Den etablierten Begriff „Fake News“ lehnen die Fachleute als politischen Kampfbegriff ab. Sie sprechen stattdessen von Desinformation, Miss- oder Falschinformation. Wichtigste Plattform für die Verbreitung dieser Art von Mitteilungen ist für sie WhatsApp (92 %), gefolgt von Facebook (89 %) und YouTube (88 %). Auffallend ist die zunehmende Professionalisierung der Kampagnen. Da geht es längst nicht mehr nur um plumpe Falschaussagen, sondern um subtile Verzerrungen, Zwischentöne und das Weglassen von Zusammenhängen. Nicht zu vergessen die manipulative Montage von Fotos und Zitaten, deren Entlarvung selbst Medienprofis mitunter schwer fällt.
„Fast alle Befragten gehen davon aus, dass Miss- und Desinformation weltweit deutliche Auswirkungen haben (werden)“, fasst die Studie das Meinungsbild zusammen. Als größte Gefahr gelten die Polarisierung der Gesellschaft (79 %), die Radikalisierung Einzelner (74 %) und der Glaubwürdigkeitsverlust der Medien (71 %). Für die Bundestagswahl sahen die Befragten zum Zeitpunkt der Umfrage (Mai und Juni 2021) weniger das Risiko einer direkten Wahlmanipulation, als die Gefahr einer grundsätzlichen Beeinflussung der Bürger*innen. Stellvertretend hierzu die Antwort von Alice Echtermann von der Investigativ-Redaktion Correctiv: „Die Manipulation der politischen Meinung der Menschen geschieht langfristig und stetig durch die Polarisierung und Radikalisierung des Diskurses nicht erst im Wahlkampf.“
Die nicht eben überraschende Antwort der Studie: vor allem Menschen, die sich in ihrer Weltsicht bestätigt fühlen wollen. Außerdem spielt das Alter eine Rolle. Entgegen der verbreiteten Meinung, wonach vor allem Jugendliche und junge Erwachsene falschen Informationen aufsitzen, sehen 74 Prozent der Befragten eher Ältere gefährdet. Diese Feststellung bedarf jedoch näherer Erläuterung, hatte doch eine jugendbezogene Studie der Vodafone-Stiftung im Vorjahr immerhin einem Drittel der jungen Leute mangelnde Kompetenz im Umgang mit Falschnachrichten und Verschwörungserzählungen attestiert.*
Zeitungen, Fernsehen und Hörfunk stehen vor einem Dilemma, beschreibt Studienautor Fiete Stegers: „Etablierte Medien sind in der Verantwortung – sie verschaffen Falschinformationen mitunter ein Vielfaches an Reichweite und sorgen dafür, dass sie auch Menschen erreichen, die sonst damit nicht in Berührung kommen.“ 79 Prozent der befragten Expert*innen bestätigen genau diesen kontraproduktiven Mechanismus.

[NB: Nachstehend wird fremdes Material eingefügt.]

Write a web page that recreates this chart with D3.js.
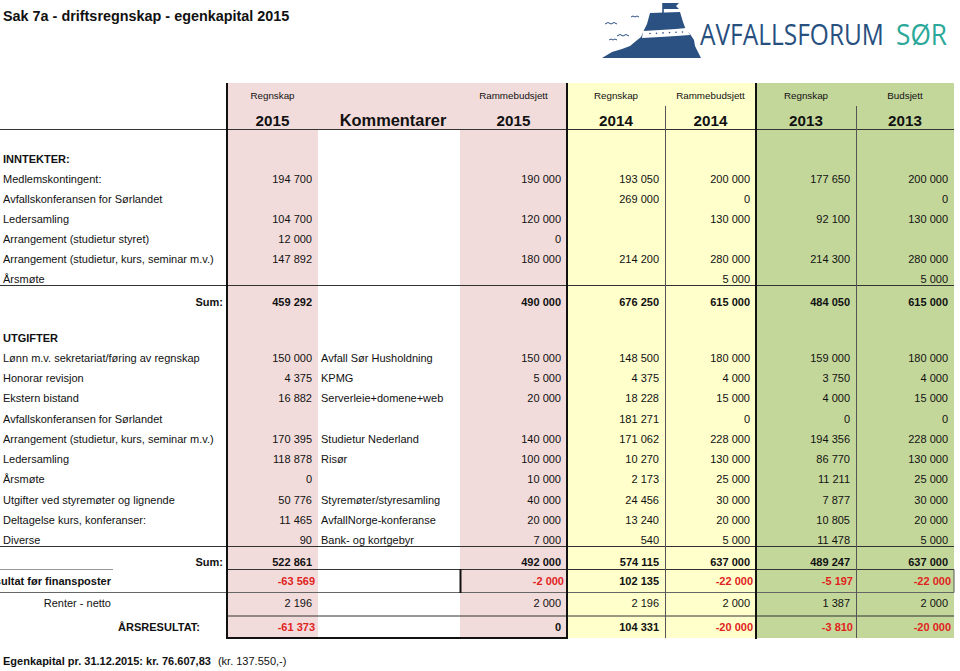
<!DOCTYPE html>
<html>
<head>
<meta charset="utf-8">
<script src="https://cdn.jsdelivr.net/npm/d3@7/dist/d3.min.js"></script>
<style>
  html, body { margin: 0; padding: 0; background: #fff; }
  svg { display: block; font-family: "Liberation Sans", Arial, sans-serif; }
</style>
</head>
<body>
<svg id="chart" width="960" height="671"></svg>
<script>
// ---------------- DATA ----------------
const title = "Sak 7a - driftsregnskap - egenkapital 2015";
const headerTop = ["Regnskap", "", "Rammebudsjett", "Regnskap", "Rammebudsjett", "Regnskap", "Budsjett"];
const headerYear = ["2015", "Kommentarer", "2015", "2014", "2014", "2013", "2013"];

const incomeLabels = [
  "Medlemskontingent:",
  "Avfallskonferansen for Sørlandet",
  "Ledersamling",
  "Arrangement (studietur styret)",
  "Arrangement (studietur, kurs, seminar m.v.)",
  "Årsmøte"
];
const incRegnskap2015 = [194700, null, 104700, 12000, 147892, null];
const incRamme2015    = [190000, null, 120000, 0, 180000, null];
const incRegnskap2014 = [193050, 269000, null, null, 214200, null];
const incRamme2014    = [200000, 0, 130000, null, 280000, 5000];
const incRegnskap2013 = [177650, null, 92100, null, 214300, null];
const incBudsjett2013 = [200000, 0, 130000, null, 280000, 5000];

const expenseLabels = [
  "Lønn m.v. sekretariat/føring av regnskap",
  "Honorar revisjon",
  "Ekstern bistand",
  "Avfallskonferansen for Sørlandet",
  "Arrangement (studietur, kurs, seminar m.v.)",
  "Ledersamling",
  "Årsmøte",
  "Utgifter ved styremøter og lignende",
  "Deltagelse kurs, konferanser:",
  "Diverse"
];
const expComments = [
  "Avfall Sør Husholdning", "KPMG", "Serverleie+domene+web", "",
  "Studietur Nederland", "Risør", "", "Styremøter/styresamling",
  "AvfallNorge-konferanse", "Bank- og kortgebyr"
];
const expRegnskap2015 = [150000, 4375, 16882, null, 170395, 118878, 0, 50776, 11465, 90];
const expRamme2015    = [150000, 5000, 20000, null, 140000, 100000, 10000, 40000, 20000, 7000];
const expRegnskap2014 = [148500, 4375, 18228, 181271, 171062, 10270, 2173, 24456, 13240, 540];
const expRamme2014    = [180000, 4000, 15000, 0, 228000, 130000, 25000, 30000, 20000, 5000];
const expRegnskap2013 = [159000, 3750, 4000, 0, 194356, 86770, 11211, 7877, 10805, 11478];
const expBudsjett2013 = [180000, 4000, 15000, 0, 228000, 130000, 25000, 30000, 20000, 5000];

// totals: [sum income, sum expenses, resultat før finansposter, renter - netto, årsresultat]
const totalLabels = ["Sum:", "Sum:", "Resultat før finansposter", "Renter - netto", "ÅRSRESULTAT:"];
const totRegnskap2015 = [459292, 522861, -63569, 2196, -61373];
const totRamme2015    = [490000, 492000, -2000, 2000, 0];
const totRegnskap2014 = [676250, 574115, 102135, 2196, 104331];
const totRamme2014    = [615000, 637000, -22000, 2000, -20000];
const totRegnskap2013 = [484050, 489247, -5197, 1387, -3810];
const totBudsjett2013 = [615000, 637000, -22000, 2000, -20000];

const footerBold = "Egenkapital  pr. 31.12.2015: kr. 76.607,83";
const footerNormal = "(kr. 137.550,-)";

// ---------------- LAYOUT ----------------
const svg = d3.select("#chart");
const INK = "#111";
const RED = "#e0231d";
const PINK = "#f2dcdb", YELLOW = "#ffffcc", GREEN = "#c4d79b";

const colKeys = ["r2015", "komm", "rb2015", "r2014", "rb2014", "r2013", "b2013"];
const colEdges = [227, 318, 460, 567, 665, 756, 856, 954];
const xLeft = d3.scaleOrdinal().domain(colKeys).range(colEdges.slice(0, 7));
const xRight = d3.scaleOrdinal().domain(colKeys).range(colEdges.slice(1));
const fillOf = d3.scaleOrdinal().domain(colKeys).range([PINK, "#ffffff", PINK, YELLOW, YELLOW, GREEN, GREEN]);

const TOP = 83, HEAD_MID = 106, HEAD_BOT = 129, BOTTOM = 638;

const yInc = d3.scaleLinear().domain([0, incomeLabels.length - 1]).range([178.8, 279]);
const yExp = d3.scaleLinear().domain([0, expenseLabels.length - 1]).range([358, 540]);
const yTot = d3.scaleOrdinal().domain(d3.range(5)).range([302, 562, 581, 603, 627]);

const valueCols = [
  { key: "r2015", inc: incRegnskap2015, exp: expRegnskap2015, tot: totRegnskap2015 },
  { key: "rb2015", inc: incRamme2015, exp: expRamme2015, tot: totRamme2015 },
  { key: "r2014", inc: incRegnskap2014, exp: expRegnskap2014, tot: totRegnskap2014 },
  { key: "rb2014", inc: incRamme2014, exp: expRamme2014, tot: totRamme2014 },
  { key: "r2013", inc: incRegnskap2013, exp: expRegnskap2013, tot: totRegnskap2013 },
  { key: "b2013", inc: incBudsjett2013, exp: expBudsjett2013, tot: totBudsjett2013 }
];

const locale = d3.formatLocale({ decimal: ",", thousands: " ", grouping: [3], currency: ["", ""], minus: "-" });
const fmt = locale.format(",d");

// ---------------- BACKGROUNDS ----------------
const bg = svg.append("g");
bg.selectAll("rect.head").data(colKeys).join("rect")
  .attr("x", d => xLeft(d)).attr("y", TOP)
  .attr("width", d => xRight(d) - xLeft(d)).attr("height", HEAD_BOT - TOP)
  .attr("fill", d => d === "komm" ? PINK : fillOf(d));
bg.selectAll("rect.body").data(colKeys).join("rect")
  .attr("x", d => xLeft(d)).attr("y", HEAD_BOT)
  .attr("width", d => xRight(d) - xLeft(d)).attr("height", BOTTOM - HEAD_BOT)
  .attr("fill", d => fillOf(d));

// ---------------- LINES ----------------
const lines = svg.append("g").attr("fill", "none");
function hline(x1, x2, y, w, c) {
  lines.append("line").attr("x1", x1).attr("x2", x2).attr("y1", y).attr("y2", y)
    .attr("stroke-width", w || 1).attr("stroke", c || INK);
}
function vline(x, y1, y2, w, c) {
  lines.append("line").attr("x1", x).attr("x2", x).attr("y1", y1).attr("y2", y2)
    .attr("stroke-width", w || 1).attr("stroke", c || INK);
}
hline(0, 954, HEAD_BOT + 0.5, 1, "#333");
hline(0, 954, 285.5, 1, "#333");
hline(0, 954, 546.5, 1, "#333");
hline(0, 113, 569.5, 1, "#999");
hline(227, 954, 569.5, 1, "#333");
hline(0, 954, 592.5, 1, "#666");
hline(227, 954, 616, 1, "#333");
vline(954, 569.5, 592.5, 1, "#555");
vline(460.5, 569, 593, 2, INK);
vline(xLeft("rb2014") + 0.5, HEAD_MID, BOTTOM, 1, "#555");
vline(xLeft("b2013") + 0.5, HEAD_MID, BOTTOM, 1, "#555");
vline(xLeft("r2015"), TOP, BOTTOM + 1, 2, INK);
vline(xLeft("r2014"), TOP, BOTTOM + 1, 2, INK);
vline(xLeft("r2013"), TOP, BOTTOM + 1, 2, INK);
hline(226, 568, BOTTOM, 2, INK);

// ---------------- TEXT ----------------
const txt = svg.append("g").attr("fill", INK);

txt.append("text").attr("x", 3).attr("y", 21).attr("font-size", 14.4).attr("font-weight", "bold")
  .text(title);

txt.selectAll("text.ht").data(colKeys).join("text")
  .attr("x", d => (xLeft(d) + xRight(d)) / 2).attr("y", 98.5)
  .attr("text-anchor", "middle").attr("font-size", 9.8)
  .text((d, i) => headerTop[i]);
txt.selectAll("text.hy").data(colKeys).join("text")
  .attr("x", d => (xLeft(d) + xRight(d)) / 2 + (d === "komm" ? 4 : 0)).attr("y", 125.5)
  .attr("text-anchor", "middle").attr("font-size", d => d === "komm" ? 16.4 : 15.2).attr("font-weight", "bold")
  .text((d, i) => headerYear[i]);

const FS = 11, BASE = 4;
txt.append("text").attr("x", 3).attr("y", 159 + BASE).attr("font-size", FS).attr("font-weight", "bold").text("INNTEKTER:");
txt.append("text").attr("x", 3).attr("y", 338 + BASE).attr("font-size", FS).attr("font-weight", "bold").text("UTGIFTER");

txt.selectAll("text.il").data(incomeLabels).join("text")
  .attr("x", 3).attr("y", (d, i) => yInc(i) + BASE).attr("font-size", FS).text(d => d);
txt.selectAll("text.el").data(expenseLabels).join("text")
  .attr("x", 3).attr("y", (d, i) => yExp(i) + BASE).attr("font-size", FS).text(d => d);
txt.selectAll("text.cm").data(expComments).join("text")
  .attr("x", xLeft("komm") + 3).attr("y", (d, i) => yExp(i) + BASE).attr("font-size", FS).text(d => d);

const totLabelX = [223, 223, 111, 111, 200];
const totBold = [true, true, true, false, true];
txt.selectAll("text.tl").data(totalLabels).join("text")
  .attr("x", (d, i) => totLabelX[i]).attr("y", (d, i) => yTot(i) + BASE)
  .attr("text-anchor", "end").attr("font-size", FS)
  .attr("font-weight", (d, i) => totBold[i] ? "bold" : "normal").text(d => d);

valueCols.forEach(col => {
  const xr = xRight(col.key) - 6;
  const g = txt.append("g").attr("text-anchor", "end").attr("font-size", FS);
  g.selectAll("text.iv").data(col.inc.map((v, i) => ({ v, i })).filter(d => d.v !== null)).join("text")
    .attr("x", xr).attr("y", d => yInc(d.i) + BASE).text(d => fmt(d.v));
  g.selectAll("text.ev").data(col.exp.map((v, i) => ({ v, i })).filter(d => d.v !== null)).join("text")
    .attr("x", xr).attr("y", d => yExp(d.i) + BASE).text(d => fmt(d.v));
  g.selectAll("text.tv").data(col.tot.map((v, i) => ({ v, i }))).join("text")
    .attr("x", d => d.v < 0 ? xr + 3 : xr)
    .attr("y", d => yTot(d.i) + BASE)
    .attr("font-weight", d => totBold[d.i] ? "bold" : "normal")
    .attr("fill", d => d.v < 0 ? RED : INK)
    .text(d => fmt(d.v));
});

const ft = txt.append("text").attr("x", 3).attr("y", 665).attr("font-size", FS);
ft.append("tspan").attr("font-weight", "bold").text(footerBold);
ft.append("tspan").attr("dx", 7).text(footerNormal);

// ---------------- LOGO ----------------
const logo = svg.append("g");
const BLUE = "#2b5182";
logo.append("path").attr("fill", BLUE)
  .attr("d", "M602,58 L612,52 L622,49 L630,46 L636,41 L641,37 L644,30 L647,24 L650,13 L680,12 L683,22 L686,30 L690,34 L694,40 L695,46 L698,52 L701,58 Z");
logo.append("line").attr("x1", 663).attr("x2", 663).attr("y1", 3).attr("y2", 13).attr("stroke", BLUE).attr("stroke-width", 1.6);
logo.append("path").attr("fill", BLUE).attr("d", "M663,3 L679,3 L676,6 L679,9 L663,9 Z");
logo.append("path").attr("fill", "#ffffff")
  .attr("d", "M643,31 L660,30 L676,29 L686,28 L690,35 L676,36 L660,37 L642,38 Z");
logo.selectAll("circle.dot").data(d3.range(6)).join("circle")
  .attr("cx", d => 650 + d * 6.5).attr("cy", d => 33.5 - d * 0.3).attr("r", 0.8).attr("fill", BLUE);
const gulls = logo.append("g").attr("fill", "none").attr("stroke", BLUE).attr("stroke-width", 1);
gulls.append("path").attr("d", "M605,24 q3,-3 6,0 q3,-3 6,0");
gulls.append("path").attr("d", "M631,17 q2,-2 4,0 q2,-2 4,0");
gulls.append("path").attr("d", "M617,36 q3,-3 6,0 q3,-3 6,0");
gulls.append("path").attr("d", "M609,40 q2,-2 4,0 q2,-2 4,0");

function fitText(str, x, w, color) {
  const t = logo.append("text").attr("font-family", "'Open Sans', 'Noto Sans', sans-serif")
    .attr("font-size", 30).attr("fill", color).text(str);
  const natural = t.node().getComputedTextLength();
  t.attr("transform", `translate(${x},45) scale(${w / natural},1)`);
}
fitText("AVFALLSFORUM", 700, 184, "#28507f");
fitText("SØR", 896, 51, "#2ba89a");
</script>
</body>
</html>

Mehr als 90 Prozent sehen die Plattformen selbst in der Pflicht, tätig zu werden, mehr als 80 Prozent (84 %) die herkömmlichen Medien. Die Rolle des Gesetzgebers hingegen wird eher skeptisch betrachtet – weniger als die Hälfte der Befragten (46 %) plädiert für regulatorische Eingriffe. Alexander Fanta von der Nachrichtenplattform netzpolitik.org rät: „Gesetzlich festgelegt werden könnten allenfalls Transparenzpflichten für Betreiber sozialer Netzwerke, nach welchen Kriterien und mit welchen Verfahren sie gegen Desinformation vorgehen.“
Tatsächlich gewinnt die Frage der gesetzlichen Regulierung sozialer Netzwerke an Brisanz. Das zeigen die Enthüllungen der Whistleblowerin Frances Haugen zu den Geschäftspraktiken von Facebook im US-Kongress. Auch in unseren Breiten regt sich Widerstand. So sagte Justizministerin Christine Lambrecht, dass Appelle an das Verantwortungsbewusstsein der großen Tech-Konzerne nicht ausreichten und Profitinteressen über gesellschaftliche Verantwortung gestellt würden. „Die jüngsten Enthüllungen um Facebook belegen, wie dringend wir in Europa eine starke und wirkungsvolle Regulierung sozialer Netzwerke brauchen. Auch EU-Binnenmarktkommissar Breton sieht erheblichen Regulierungsbedarf.“**
Die befragten Medienexperten betrachten Bildung und Aufklärung (90 %) mit besonderem Fokus auf Medienkompetenz schon in den schulischen Lehrplänen als höchst wichtig. Dabei komme es auf das Zusammenwirken mehrerer Faktoren an, erläutert Simon Hurtz von der Süddeutschen Zeitung in der Studie: „Förderung von Medienkompetenz, Ausbau des glaubwürdigen Journalismus und tiefgründiger Recherche, Maßnahmen, die das Vertrauen in Rechtsstaat und das demokratische System stärken, konsequente Anwendung bestehender Gesetze.“ Medien müssten mehr Transparenz in eigener Sache wagen, verstärkt über die Mechanismen Sozialer Netzwerke aufklären und mehr Faktencheck-Programme etablieren.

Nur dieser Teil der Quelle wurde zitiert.